Larry Wasserman recently had a post about the gap between the development of a statistical method, and the justification of that method. He gives timelines for various methods, from the standard (like Maximum Likelihood Estimation) to the now-becoming-standard (like Causal Inference), demonstrating the large amount of time that had to pass between when inventors propose a method and when researchers (sometimes the same as the inventors!) prove results about why that method 'makes sense.'

I suppose, for the non-mathematically inclined reader, that I have to explain a little what I mean by 'makes sense.' Any method can be proposed to solve a problem (statistical or otherwise). But for statistical problems, we (sometimes) have the tools to answer whether or not we'll get the right answer, most of the time, with a given method.

As an illustrative example, consider the goal of determining the exponent of a power law model for the distribution of some empirical phenomena. This is a favorite topic of a lot of complex system scientists, especially physicists. For those with no training in statistics (beyond what they get in their undergraduate lab courses), a logical approach might be computing the empirical distribution function of the data, taking the logarithm of that function, and fitting a line through it¹. If the data are power law distributed, then the true² cumulative distribution function of the data will be a power law, and thus the log cumulative distribution function will be linear. Taking the slope of the line of best fit would give an affine transformation of the exponent, and our job is done.

Except that we don't have the true cumulative distribution function. Instead, we have the empirical distribution function, which is itself a stochastic process with some underlying distribution. In the limit of infinite data, the empirical distribution will converge to the true distribution function almost surely. But in the meantime, we don't have many guarantees about it, and we certainly don't know that it will give us a good estimate of the exponent of the power law.

Instead, we should use Maximum Likelihood Estimation, as proposed by Ronald Fisher (and perhaps first used by Carl Friedrich Gauss in some computations about celestial orbits). This method is standard statistical fair³, and its application to power laws is well documented. And unlike the line-of-best-fit-through-the-empirical-distribution-function method, it has provably nice properties. And yet people still continue to use the line-of-best-fit method. Why? Because it makes intuitive sense. But it doesn't 'make sense,' statistically.

All of that to explain the (research) nightmares that keep me up at night: using (or worse, proposing!) a method that doesn't 'make sense.' Which is why Larry Wasserman's post is so consoling. Perhaps I don't immediately know why a method I would like to use makes sense. But hopefully in the future, someone far smarter than me will derive the justification for my method.

To quote Cosma Shalizi, from Section 11.4.3 of his thesis, where he proposes using computational mechanics for continuous-valued, discrete-time stochastic process,

It becomes a problem of functional analysis, so the mathematical foundations, if we aim at keeping to even the present standard of rigor, will get much more complicated. Still, we might invoke the physicist's license to ignore foundations, on the grounds that if it works, the mathematicians will find a way of making it right.
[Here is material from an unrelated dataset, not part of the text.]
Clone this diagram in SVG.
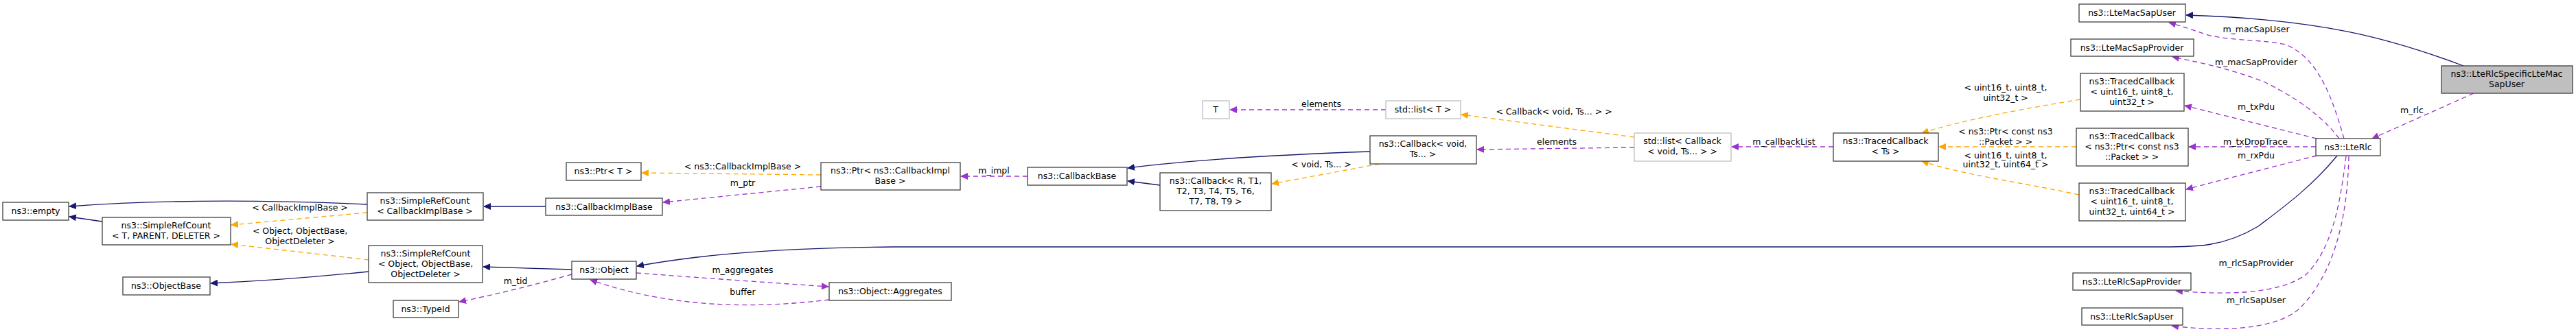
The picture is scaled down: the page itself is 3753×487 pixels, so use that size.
<svg xmlns="http://www.w3.org/2000/svg" width="3753" height="487" viewBox="0 0 3753 487">
<style>
text{font-family:"DejaVu Sans","Liberation Sans",sans-serif;font-size:12.5px;fill:#000;text-anchor:middle}
.n rect{fill:#fff;stroke:#404040;stroke-width:1.3}
.g rect{fill:#fff;stroke:#bfbfbf;stroke-width:1.3}
.cur rect{fill:#bfbfbf;stroke:#404040;stroke-width:1.3}
.inh{fill:none;stroke:#191970;stroke-width:1.3}
.tpl{fill:none;stroke:#ffa500;stroke-width:1.3;stroke-dasharray:7,5}
.use{fill:none;stroke:#9a32cd;stroke-width:1.3;stroke-dasharray:7,5}
</style>
<defs>
<marker id="ai" markerWidth="11" markerHeight="10" refX="10" refY="5" orient="auto" markerUnits="userSpaceOnUse"><path d="M0,0L11,5L0,10z" fill="#191970"/></marker>
<marker id="at" markerWidth="11" markerHeight="10" refX="10" refY="5" orient="auto" markerUnits="userSpaceOnUse"><path d="M0,0L11,5L0,10z" fill="#ffa500"/></marker>
<marker id="au" markerWidth="11" markerHeight="10" refX="10" refY="5" orient="auto" markerUnits="userSpaceOnUse"><path d="M0,0L11,5L0,10z" fill="#9a32cd"/></marker>
</defs>
<rect width="3753" height="487" fill="#fff"/>
<g id="connectors">
<path class="inh" marker-end="url(#ai)" d="M535,298 C400,292 250,290 101,301"/>
<path class="inh" marker-end="url(#ai)" d="M149,323 L101,316"/>
<path class="inh" marker-end="url(#ai)" d="M537,396 C450,405 380,410 307,413"/>
<path class="inh" marker-end="url(#ai)" d="M795,301 L705,301"/>
<path class="inh" marker-end="url(#ai)" d="M833,393 L704,389"/>
<path class="inh" marker-end="url(#ai)" d="M1996,221 C1850,226 1720,235 1643,245"/>
<path class="inh" marker-end="url(#ai)" d="M1690,270 L1643,264"/>
<path class="inh" marker-end="url(#ai)" d="M3405,227 C3370,270 3330,300 3290,330 C3240,360 3200,360 3150,360 L1300,360 C1100,362 1000,375 928,388"/>
<path class="inh" marker-end="url(#ai)" d="M3589,96 C3480,55 3380,28 3185,22"/>
<path class="tpl" marker-end="url(#at)" d="M535,310 L337,328"/>
<path class="tpl" marker-end="url(#at)" d="M537,379 L337,356"/>
<path class="tpl" marker-end="url(#at)" d="M1196,255 L935,252"/>
<path class="tpl" marker-end="url(#at)" d="M2010,239 L1853,268"/>
<path class="tpl" marker-end="url(#at)" d="M2381,200 L2129,167"/>
<path class="tpl" marker-end="url(#at)" d="M3031,145 C2940,160 2860,175 2800,194"/>
<path class="tpl" marker-end="url(#at)" d="M3025,214 L2825,214"/>
<path class="tpl" marker-end="url(#at)" d="M3029,284 C2940,265 2860,255 2800,235"/>
<path class="use" marker-end="url(#au)" d="M1196,272 L966,295"/>
<path class="use" marker-end="url(#au)" d="M1497,257 L1400,257"/>
<path class="use" marker-end="url(#au)" d="M927,398 C1020,405 1120,412 1207,418"/>
<path class="use" marker-end="url(#au)" d="M1208,437 C1100,450 980,450 860,408"/>
<path class="use" marker-end="url(#au)" d="M833,400 C780,415 720,430 669,440"/>
<path class="use" marker-end="url(#au)" d="M2019,160 L1792,160"/>
<path class="use" marker-end="url(#au)" d="M2381,215 L2152,218"/>
<path class="use" marker-end="url(#au)" d="M2671,214 L2523,214"/>
<path class="use" marker-end="url(#au)" d="M3415,202 C3400,150 3380,85 3330,65 C3300,58 3260,60 3220,52 C3200,46 3180,38 3160,33"/>
<path class="use" marker-end="url(#au)" d="M3408,202 C3380,165 3340,140 3300,120 C3250,100 3200,90 3165,83"/>
<path class="use" marker-end="url(#au)" d="M3375,202 L3183,154"/>
<path class="use" marker-end="url(#au)" d="M3374,214 L3189,214"/>
<path class="use" marker-end="url(#au)" d="M3375,227 L3185,276"/>
<path class="use" marker-end="url(#au)" d="M3604,136 L3456,202"/>
<path class="use" marker-end="url(#au)" d="M3418,228 C3410,290 3400,360 3360,400 C3320,430 3240,430 3170,424"/>
<path class="use" marker-end="url(#au)" d="M3422,228 C3420,320 3400,400 3350,450 C3310,485 3220,482 3164,475"/>
<text x="437" y="307">&lt; CallbackImplBase &gt;</text>
<text x="437" y="341">&lt; Object, ObjectBase,</text>
<text x="437" y="356">ObjectDeleter &gt;</text>
<text x="1082" y="247">&lt; ns3::CallbackImplBase &gt;</text>
<text x="1082" y="271">m_ptr</text>
<text x="1448" y="253">m_impl</text>
<text x="1082" y="398">m_aggregates</text>
<text x="1082" y="430">buffer</text>
<text x="751" y="414">m_tid</text>
<text x="1925" y="156">elements</text>
<text x="2264" y="167">&lt; Callback&lt; void, Ts... &gt; &gt;</text>
<text x="2268" y="211">elements</text>
<text x="1925" y="244">&lt; void, Ts... &gt;</text>
<text x="2599" y="211">m_callbackList</text>
<text x="2922" y="132">&lt; uint16_t, uint8_t,</text>
<text x="2922" y="147">uint32_t &gt;</text>
<text x="2922" y="196">&lt; ns3::Ptr&lt; const ns3</text>
<text x="2922" y="211">::Packet &gt; &gt;</text>
<text x="2922" y="231">&lt; uint16_t, uint8_t,</text>
<text x="2922" y="244">uint32_t, uint64_t &gt;</text>
<text x="3287" y="47">m_macSapUser</text>
<text x="3287" y="95">m_macSapProvider</text>
<text x="3287" y="160">m_txPdu</text>
<text x="3286" y="211">m_txDropTrace</text>
<text x="3287" y="231">m_rxPdu</text>
<text x="3514" y="165">m_rlc</text>
<text x="3287" y="388">m_rlcSapProvider</text>
<text x="3287" y="442">m_rlcSapUser</text>
</g>
<g id="empty" class="n"><rect x="4" y="295" width="96" height="26"/><text x="52" y="312">ns3::empty</text></g>
<g id="srcT" class="n"><rect x="149" y="317" width="187" height="40"/><text x="242" y="333">ns3::SimpleRefCount</text><text x="242" y="348">&lt; T, PARENT, DELETER &gt;</text></g>
<g id="srcCIB" class="n"><rect x="535" y="281" width="169" height="40"/><text x="619" y="297">ns3::SimpleRefCount</text><text x="619" y="312">&lt; CallbackImplBase &gt;</text></g>
<g id="srcObj" class="n"><rect x="537" y="358" width="166" height="54"/><text x="620" y="374">ns3::SimpleRefCount</text><text x="620" y="389">&lt; Object, ObjectBase,</text><text x="620" y="404">ObjectDeleter &gt;</text></g>
<g id="objbase" class="n"><rect x="179" y="404" width="127" height="26"/><text x="242" y="421">ns3::ObjectBase</text></g>
<g id="typeid" class="n"><rect x="573" y="438" width="95" height="25"/><text x="620" y="455">ns3::TypeId</text></g>
<g id="ptrT" class="n"><rect x="825" y="237" width="109" height="26"/><text x="879" y="254">ns3::Ptr&lt; T &gt;</text></g>
<g id="ptrCIB" class="n"><rect x="1196" y="237" width="203" height="40"/><text x="1297" y="253">ns3::Ptr&lt; ns3::CallbackImpl</text><text x="1297" y="268">Base &gt;</text></g>
<g id="cib" class="n"><rect x="795" y="289" width="170" height="25"/><text x="880" y="306">ns3::CallbackImplBase</text></g>
<g id="object" class="n"><rect x="833" y="381" width="94" height="26"/><text x="880" y="398">ns3::Object</text></g>
<g id="aggr" class="n"><rect x="1208" y="412" width="178" height="26"/><text x="1297" y="429">ns3::Object::Aggregates</text></g>
<g id="cbbase" class="n"><rect x="1497" y="244" width="145" height="26"/><text x="1569" y="261">ns3::CallbackBase</text></g>
<g id="cbR" class="n"><rect x="1690" y="252" width="162" height="55"/><text x="1771" y="268">ns3::Callback&lt; R, T1,</text><text x="1771" y="283">T2, T3, T4, T5, T6,</text><text x="1771" y="298">T7, T8, T9 &gt;</text></g>
<g id="cbvoid" class="n"><rect x="1996" y="198" width="155" height="41"/><text x="2073" y="214">ns3::Callback&lt; void,</text><text x="2073" y="229">Ts... &gt;</text></g>
<g id="T" class="g"><rect x="1752" y="147" width="39" height="26"/><text x="1771" y="164">T</text></g>
<g id="listT" class="g"><rect x="2019" y="147" width="109" height="26"/><text x="2073" y="164">std::list&lt; T &gt;</text></g>
<g id="listCb" class="g"><rect x="2381" y="194" width="141" height="41"/><text x="2451" y="210">std::list&lt; Callback</text><text x="2451" y="225">&lt; void, Ts... &gt; &gt;</text></g>
<g id="tcTs" class="n"><rect x="2671" y="194" width="153" height="41"/><text x="2747" y="210">ns3::TracedCallback</text><text x="2747" y="225">&lt; Ts &gt;</text></g>
<g id="macSapUser" class="n"><rect x="3029" y="6" width="155" height="26"/><text x="3106" y="23">ns3::LteMacSapUser</text></g>
<g id="macSapProv" class="n"><rect x="3017" y="57" width="179" height="25"/><text x="3106" y="74">ns3::LteMacSapProvider</text></g>
<g id="tc1" class="n"><rect x="3031" y="107" width="151" height="55"/><text x="3106" y="123">ns3::TracedCallback</text><text x="3106" y="138">&lt; uint16_t, uint8_t,</text><text x="3106" y="153">uint32_t &gt;</text></g>
<g id="tc2" class="n"><rect x="3025" y="187" width="163" height="55"/><text x="3106" y="203">ns3::TracedCallback</text><text x="3106" y="218">&lt; ns3::Ptr&lt; const ns3</text><text x="3106" y="233">::Packet &gt; &gt;</text></g>
<g id="tc3" class="n"><rect x="3029" y="267" width="155" height="55"/><text x="3106" y="283">ns3::TracedCallback</text><text x="3106" y="298">&lt; uint16_t, uint8_t,</text><text x="3106" y="313">uint32_t, uint64_t &gt;</text></g>
<g id="rlcSapProv" class="n"><rect x="3020" y="398" width="172" height="25"/><text x="3106" y="415">ns3::LteRlcSapProvider</text></g>
<g id="rlcSapUser" class="n"><rect x="3033" y="449" width="147" height="25"/><text x="3106" y="466">ns3::LteRlcSapUser</text></g>
<g id="lteRlc" class="n"><rect x="3374" y="202" width="94" height="25"/><text x="3421" y="219">ns3::LteRlc</text></g>
<g id="lteRlcSpecific" class="cur"><rect x="3557" y="96" width="191" height="40"/><text x="3652" y="112">ns3::LteRlcSpecificLteMac</text><text x="3652" y="127">SapUser</text></g>
</svg>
For those interested, he has since made this leap. See his and his graduate student Georg Georg's work on LICORS.

Wasserman's post was prescient. Rob Tibshirani, one of the co-inventors of the LASSO (an \(\ell_{1}\)-regularized least squares method), recently developed a significance test for the LASSO (one of the methods listed in Wasserman's 'The Gap' post). This provides even more (statistically justified!) tools for using the LASSO.

Which means that the method now 'makes sense' even more.